The bands this year include crooner Elisa (who has recorded a song with Antony), solo piano player Giovanni Allevi, ska punk band Apres la Classe, and eclectic no-guitars quintet My Awesome Mixtape.

Tuesday, December 15, 2009

Berlusconi and Italy's Dark Heart


IN the "couldn't happen to a nicer guy" department comes the recent attack on Italian prime minister Silvio Berlusconi in Milan. The attack broke two teeth and fractured the media mogul's nose.

Italy and its culture are very close to my heart, but this nation does not have a very good track record when it comes to governing itself. And for all the soaring wonders of Italian art, literature and opera, the pop music utterly sucks.

British journalist Tobias Jones captured these contradictions, as well as the insularity and xenophobia that lays behind the charm, in a book which became a success d' scandale. HERE is my review of the sharply written "The Dark Heart of Italy."

As with Barzini's "The Italians," which is very much about Mussolini -- those chapters are laugh-out-loud funny, by the way -- this book is about culture and society (especially of the north and Emilia-Romagna in specific) but with Berlusconi's power and corruption sitting at its center.

Friday, December 4, 2009

Amanda Knox and Italian Noir

THE strange case of Amanda Knox -- a cute American exchange student accused of killing her British roomate -- just took a yet stranger turn as she was convicted of the murder as part of a bizarre sex game. (She is sentenced to 26 years in prison; the family will appeal.)
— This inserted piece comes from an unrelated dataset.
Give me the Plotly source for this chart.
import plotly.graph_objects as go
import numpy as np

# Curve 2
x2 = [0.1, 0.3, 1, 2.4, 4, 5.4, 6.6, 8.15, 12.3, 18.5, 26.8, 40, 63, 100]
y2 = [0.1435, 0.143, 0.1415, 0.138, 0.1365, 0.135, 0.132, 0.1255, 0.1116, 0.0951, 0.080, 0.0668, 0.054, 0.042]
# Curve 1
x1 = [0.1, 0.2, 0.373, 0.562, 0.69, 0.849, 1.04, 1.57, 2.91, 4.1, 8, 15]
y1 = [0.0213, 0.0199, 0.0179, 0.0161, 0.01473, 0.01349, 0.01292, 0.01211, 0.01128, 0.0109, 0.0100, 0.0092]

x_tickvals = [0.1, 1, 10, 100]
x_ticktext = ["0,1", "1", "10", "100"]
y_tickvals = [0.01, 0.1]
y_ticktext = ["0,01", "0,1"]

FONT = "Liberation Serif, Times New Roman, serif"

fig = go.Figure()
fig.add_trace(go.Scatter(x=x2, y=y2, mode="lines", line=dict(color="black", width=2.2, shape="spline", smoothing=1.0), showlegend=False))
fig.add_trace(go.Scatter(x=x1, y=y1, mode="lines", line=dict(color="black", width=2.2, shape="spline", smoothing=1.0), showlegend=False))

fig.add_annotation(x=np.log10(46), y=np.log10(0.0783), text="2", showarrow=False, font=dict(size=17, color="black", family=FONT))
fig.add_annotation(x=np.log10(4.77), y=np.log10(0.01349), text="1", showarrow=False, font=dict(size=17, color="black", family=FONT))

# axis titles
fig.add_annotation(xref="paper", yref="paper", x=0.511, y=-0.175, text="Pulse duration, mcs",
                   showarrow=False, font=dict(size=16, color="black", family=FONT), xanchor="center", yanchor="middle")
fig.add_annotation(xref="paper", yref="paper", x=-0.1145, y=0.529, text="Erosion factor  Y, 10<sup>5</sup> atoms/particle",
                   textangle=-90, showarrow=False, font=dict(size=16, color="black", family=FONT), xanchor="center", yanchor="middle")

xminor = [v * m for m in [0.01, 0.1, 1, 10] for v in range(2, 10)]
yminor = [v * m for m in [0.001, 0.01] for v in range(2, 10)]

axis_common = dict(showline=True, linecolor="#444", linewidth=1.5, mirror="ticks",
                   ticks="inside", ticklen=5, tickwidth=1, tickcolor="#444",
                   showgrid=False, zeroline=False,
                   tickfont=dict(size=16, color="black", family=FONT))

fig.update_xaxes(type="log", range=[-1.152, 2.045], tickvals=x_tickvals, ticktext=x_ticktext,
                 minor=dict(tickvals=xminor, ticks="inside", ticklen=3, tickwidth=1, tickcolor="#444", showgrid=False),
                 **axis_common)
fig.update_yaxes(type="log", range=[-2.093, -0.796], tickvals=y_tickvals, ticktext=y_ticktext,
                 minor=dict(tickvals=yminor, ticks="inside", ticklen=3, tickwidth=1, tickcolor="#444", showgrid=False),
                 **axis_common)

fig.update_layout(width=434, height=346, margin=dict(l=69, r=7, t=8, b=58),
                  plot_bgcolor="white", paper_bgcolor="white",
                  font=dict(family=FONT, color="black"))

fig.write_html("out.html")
The fact that this took place in Perugia, the capital of the lovely and green Italian region of Umbria, known as the land of the saints -- is only element that makes me think of the consummate Italian noir writer, the late Englishman Michael Dibdin. In fact, Dibdin even taught at the University of Perugia, where Knox studied -- he set his first novel, "Ratking," there -- and settled in her hometown of Seattle before he died in 2007.

Dibdin captured a tone of weirdness and irony so well, and perhaps because he was a foreigner, could see through Italian charm -- and unravel Italian bureaucracy and political intrigue -- like a great cultural critic.

HERE is my LAT story on the author and his work. Part of what's fascinating about Dibdin's career is the way it demonstrates -- as Pico Iyer has so eloquently observed -- the strength and flexibility of the Chandleresque detective novel (born of course in LA) in wide-ranging international settings.

For those new to Didbin's work, I'd recommend that debut, or the more poltical "Medusa."


This Knox case is likely to get stranger still, I'll bet.

Wednesday, October 14, 2009

Italy vs. Rock 'n' Roll


Over the last decade or so, france has launched air, phoenix and a whole host of chanteuses including the heavenly keren ann. sweden has given up komeda, the concretes and peter, bjorn and john. ever germany has the scorpions. (for better or worse.)

but italy -- for centuries the most aesthetically minded nation in all of christendom -- has never sent a decent rock band into international orbit.

i try to get into the reasons for this, as well as what some consider a renaissance, in this piece in today's LATimes. it's pegged to a weeklong festival, with most of the action this weekend, called (H)itweek LA.

my favorite of all the bands is calibro35, a group that reworks the soundtracks from old italian exploitation films from the 60s and 70. classically italian, but with irony and funk.